Despite Price and Little seemingly going nowhere fast with their careers, David sees the winner of this fight as having opportunists for big fights in the heavyweight division. Price doesn’t elaborate in what he means by big fights. He can’t be talking about the winner of his fight with Little challenging for a world title against Anthony Joshua. That’s not going to happen. At best, the Price vs. Little winner might get a fight against someone like the loser of the Whyte vs. Chisora II fight, or possibly Jarrell ‘Big Baby’ Miller or Dave Allen. Little thinks Price’s recent stoppage losses to Povetkin and Kuzmin has taken something out of him.

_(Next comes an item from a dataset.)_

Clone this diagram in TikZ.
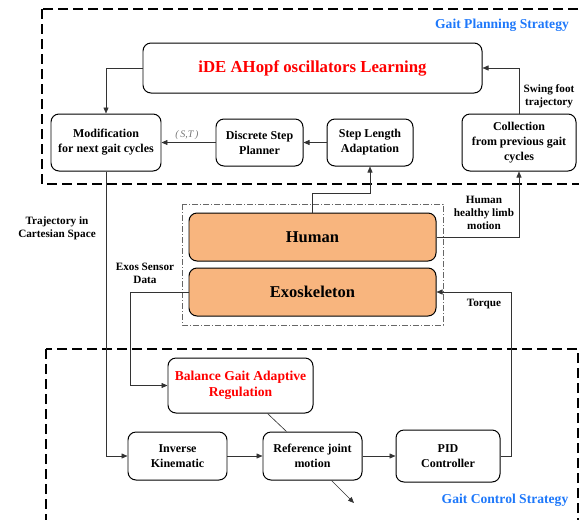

What’s interesting is Little doesn’t comment about what his own recent knockout losses to Daniel Dubois and Filip Hrgovic has taken out of him. Little was really hammered in those two fights. Although Little isn’t getting stretched in the same way Price has been, he’s losing just the same and looking bad. Little talking about Price losing is like the pot calling the kettle black.